Look for the line containing "Emit a Python" and the line containing "import pandas as pd"; retype them and all lines between, exactly, and leave out the pictures.

§

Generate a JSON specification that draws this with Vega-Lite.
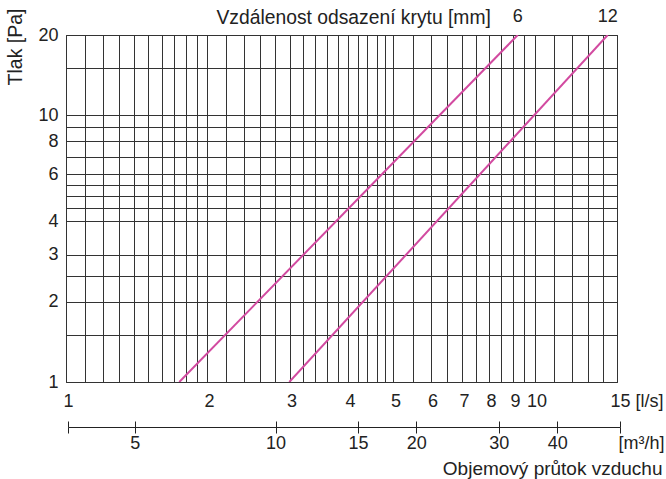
{
  "$schema": "https://vega.github.io/schema/vega-lite/v6.json",
  "width": 551,
  "height": 347,
  "autosize": "none",
  "padding": {"left": 66, "top": 35, "right": 49, "bottom": 97},
  "background": "white",
  "config": {
    "view": {"stroke": "#222", "strokeWidth": 1},
    "font": "Liberation Sans",
    "axis": {
      "labelFont": "Liberation Sans",
      "titleFont": "Liberation Sans",
      "labelFontSize": 18,
      "titleFontSize": 18,
      "titleFontWeight": "normal",
      "labelColor": "#222",
      "titleColor": "#222"
    }
  },
  "datasets": {
    "curves": [
      {"d": "6", "Q": 1.745, "p": 1},
      {"d": "6", "Q": 9.21, "p": 20},
      {"d": "12", "Q": 2.997, "p": 1},
      {"d": "12", "Q": 14.33, "p": 20}
    ],
    "m3h": [
      {"m3h": 3.6},
      {"m3h": 54.5}
    ]
  },
  "layer": [
    {
      "data": {"name": "curves"},
      "mark": {"type": "line", "color": "#d24aa0", "strokeWidth": 2, "clip": true},
      "encoding": {
        "x": {
          "field": "Q", "type": "quantitative",
          "scale": {"type": "log", "domain": [1, 15], "nice": false},
          "axis": {
            "orient": "bottom",
            "values": [1, 1.1, 1.2, 1.3, 1.4, 1.5, 1.6, 1.7, 1.8, 1.9, 2, 2.2, 2.4, 2.6, 2.8, 3, 3.2, 3.4, 3.6, 3.8, 4, 4.2, 4.4, 4.6, 4.8, 5, 5.5, 6, 6.5, 7, 7.5, 8, 8.5, 9, 9.5, 10, 11, 12, 13, 14, 15],
            "labelExpr": "indexof([1,2,3,4,5,6,7,8,9,10,15], datum.value) >= 0 ? (datum.value == 15 ? '15 [l/s]' : format(datum.value, 'd')) : ''",
            "grid": true,
            "gridColor": "#333",
            "gridWidth": 1,
            "gridOpacity": 1,
            "ticks": false,
            "tickSize": 0,
            "domain": false,
            "labelPadding": 10,
            "labelFlush": false,
            "labelOverlap": false,
            "labelAlign": {"condition": {"test": "datum.value == 15", "value": "left"}, "value": "center"},
            "labelOffset": {"condition": {"test": "datum.value == 15", "value": -7}, "value": 2},
            "title": null
          }
        },
        "y": {
          "field": "p", "type": "quantitative",
          "scale": {"type": "log", "domain": [1, 20], "nice": false},
          "axis": {
            "values": [1, 1.5, 2, 2.5, 3, 4, 4.5, 5, 5.5, 6, 7, 8, 9, 10, 15, 20],
            "labelExpr": "indexof([1,2,3,4,6,8,10,20], datum.value) >= 0 ? format(datum.value, 'd') : ''",
            "grid": true,
            "gridColor": "#333",
            "gridWidth": 1,
            "gridOpacity": 1,
            "ticks": false,
            "tickSize": 0,
            "domain": false,
            "labelPadding": 8,
            "labelOverlap": false,
            "labelFlush": false,
            "title": "Tlak [Pa]",
            "titleFontSize": 19.5,
            "titleX": -51,
            "titleY": -27,
            "titleAlign": "right",
            "titleBaseline": "middle",
            "titleAngle": -90
          }
        },
        "detail": {"field": "d", "type": "nominal"}
      }
    },
    {
      "data": {"name": "curves"},
      "transform": [{"filter": "datum.p == 20"}],
      "mark": {"type": "text", "fontSize": 18, "dy": -18, "color": "#222", "baseline": "middle", "align": "center", "font": "Liberation Sans"},
      "encoding": {
        "x": {
          "field": "Q", "type": "quantitative",
          "scale": {"type": "log", "domain": [1, 15], "nice": false},
          "axis": {
            "orient": "top",
            "labels": false,
            "ticks": false,
            "domain": false,
            "grid": false,
            "title": "Vzdálenost odsazení krytu [mm]",
            "titleFontSize": 19.3,
            "titleX": 150,
            "titleY": -18,
            "titleAlign": "left",
            "titleBaseline": "middle",
            "titleAngle": 0
          }
        },
        "y": {"field": "p", "type": "quantitative", "scale": {"type": "log", "domain": [1, 20], "nice": false}},
        "text": {"field": "d"}
      }
    },
    {
      "data": {"name": "m3h"},
      "mark": {"type": "point", "opacity": 0},
      "encoding": {
        "x": {
          "field": "m3h", "type": "quantitative",
          "scale": {"type": "log", "domain": [3.6, 54.5], "range": [2, 554], "nice": false},
          "axis": {
            "orient": "bottom",
            "offset": 45,
            "values": [3.6, 5, 10, 15, 20, 30, 40, 54.5],
            "labelExpr": "datum.value == 3.6 ? '' : (datum.value == 54.5 ? '[m³/h]' : format(datum.value, 'd'))",
            "grid": false,
            "ticks": true,
            "tickSize": 6,
            "tickColor": "#222",
            "tickWidth": 1,
            "domain": true,
            "domainColor": "#222",
            "domainWidth": 1,
            "labelPadding": 1,
            "labelFlush": false,
            "labelOverlap": false,
            "labelAlign": {"condition": {"test": "datum.value == 54.5", "value": "left"}, "value": "center"},
            "labelOffset": {"condition": {"test": "datum.value == 54.5", "value": -2}, "value": 0},
            "title": "Objemový průtok vzduchu",
            "titleFontSize": 19,
            "titleX": 596,
            "titleY": 41,
            "titleAlign": "right",
            "titleBaseline": "middle",
            "titleAngle": 0
          }
        }
      }
    },
    {
      "data": {"name": "m3h"},
      "mark": {"type": "point", "opacity": 0},
      "encoding": {
        "x": {
          "field": "m3h", "type": "quantitative",
          "scale": {"type": "log", "domain": [3.6, 54.5], "range": [2, 554], "nice": false},
          "axis": {
            "orient": "bottom",
            "offset": 39,
            "values": [3.6, 5, 10, 15, 20, 30, 40, 54.5],
            "labels": false,
            "grid": false,
            "ticks": true,
            "tickSize": 6,
            "tickColor": "#222",
            "tickWidth": 1,
            "domain": false,
            "title": null
          }
        }
      }
    }
  ],
  "resolve": {"scale": {"x": "independent"}, "axis": {"x": "independent"}}
}
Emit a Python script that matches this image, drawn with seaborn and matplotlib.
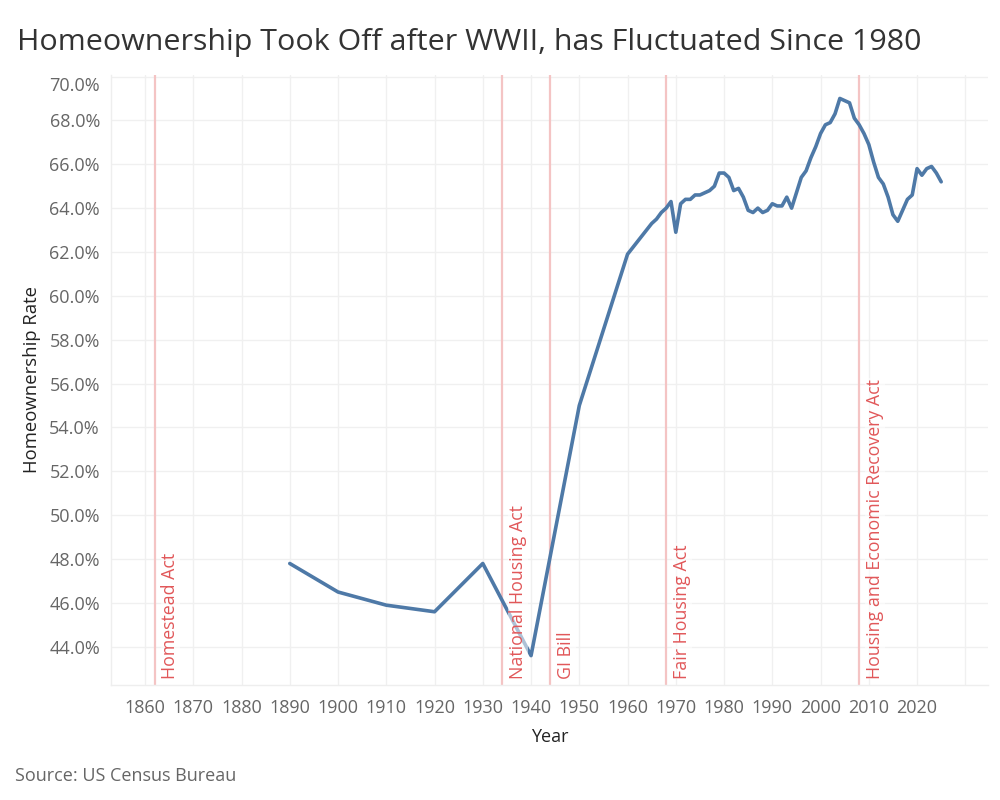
import matplotlib.pyplot as plt
import seaborn as sns
import pandas as pd

# Homeownership rate by year (US Census Bureau)
years = [1890, 1900, 1910, 1920, 1930, 1940, 1950, 1960,
         1965, 1966, 1967, 1968, 1969, 1970, 1971, 1972, 1973, 1974,
         1975, 1976, 1977, 1978, 1979, 1980, 1981, 1982, 1983, 1984,
         1985, 1986, 1987, 1988, 1989, 1990, 1991, 1992, 1993, 1994,
         1995, 1996, 1997, 1998, 1999, 2000, 2001, 2002, 2003, 2004,
         2005, 2006, 2007, 2008, 2009, 2010, 2011, 2012, 2013, 2014,
         2015, 2016, 2017, 2018, 2019, 2020, 2021, 2022, 2023, 2024, 2025]
rates = [47.8, 46.5, 45.9, 45.6, 47.8, 43.6, 55.0, 61.9,
         63.3, 63.5, 63.8, 64.0, 64.3, 62.9, 64.2, 64.4, 64.4, 64.6,
         64.6, 64.7, 64.8, 65.0, 65.6, 65.6, 65.4, 64.8, 64.9, 64.5,
         63.9, 63.8, 64.0, 63.8, 63.9, 64.2, 64.1, 64.1, 64.5, 64.0,
         64.7, 65.4, 65.7, 66.3, 66.8, 67.4, 67.8, 67.9, 68.3, 69.0,
         68.9, 68.8, 68.1, 67.8, 67.4, 66.9, 66.1, 65.4, 65.1, 64.5,
         63.7, 63.4, 63.9, 64.4, 64.6, 65.8, 65.5, 65.8, 65.9, 65.6, 65.2]

# policy milestones
event_years = [1862, 1934, 1944, 1968, 2008]
event_labels = ["Homestead Act", "National Housing Act", "GI Bill",
                "Fair Housing Act", "Housing and Economic Recovery Act"]

x_ticks = list(range(1860, 2031, 10))
x_tick_labels = [str(y) for y in range(1860, 2021, 10)] + [""]
y_ticks = list(range(44, 71, 2))

df = pd.DataFrame({"Year": years, "Rate": rates})

sns.set_style("white")
plt.rcParams["font.family"] = ["Open Sans", "DejaVu Sans"]

fig = plt.figure(figsize=(10, 8), dpi=100)
ax = fig.add_axes([0.111, 0.144, 0.877, 0.762])

for yr in event_years:
    ax.axvline(yr, color="#f4c4c4", lw=1.6, zorder=1)

sns.lineplot(data=df, x="Year", y="Rate", color="#4e79a7", lw=2.6, ax=ax, zorder=2)

for yr, lab in zip(event_years, event_labels):
    ax.text(yr + 1.4, 42.55, lab, rotation=90, ha="left", va="bottom",
            color="#e15759", fontsize=12.8, zorder=3,
            bbox=dict(facecolor="white", edgecolor="none", alpha=0.55, pad=0.5))

ax.set_xlim(1852.95, 2034.7)
ax.set_ylim(42.27, 70.06)
ax.set_xticks(x_ticks)
ax.set_xticklabels(x_tick_labels)
ax.set_yticks(y_ticks)
ax.set_yticklabels([f"{v:.1f}%" for v in y_ticks])
ax.get_yticklabels()[-1].set_va("top")

ax.grid(True, color="#f0f0f0", lw=1)
ax.set_axisbelow(True)
for side in ["top", "right"]:
    ax.spines[side].set_visible(False)
for side in ["left", "bottom"]:
    ax.spines[side].set_color("#eeeeee")
    ax.spines[side].set_linewidth(1)
ax.tick_params(axis="both", length=5, color="#eeeeee", labelsize=13,
               labelcolor="#666666", pad=5)
ax.tick_params(axis="y", pad=3)

ax.set_xlabel("Year", fontsize=13, color="#222222", labelpad=8)
ax.set_ylabel("Homeownership Rate", fontsize=13.3, color="#222222", labelpad=6)

fig.text(0.017, 0.938, "Homeownership Took Off after WWII, has Fluctuated Since 1980",
         fontsize=21.9, color="#333333", ha="left", va="baseline")
fig.text(0.015, 0.030, "Source: US Census Bureau", fontsize=13, color="#666666",
         ha="left", va="center")

plt.savefig("out.png", dpi=100)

§

→ **Task output**
Emit a Python script that matches this image, drawn with seaborn and matplotlib.
import matplotlib.pyplot as plt
import seaborn as sns
import pandas as pd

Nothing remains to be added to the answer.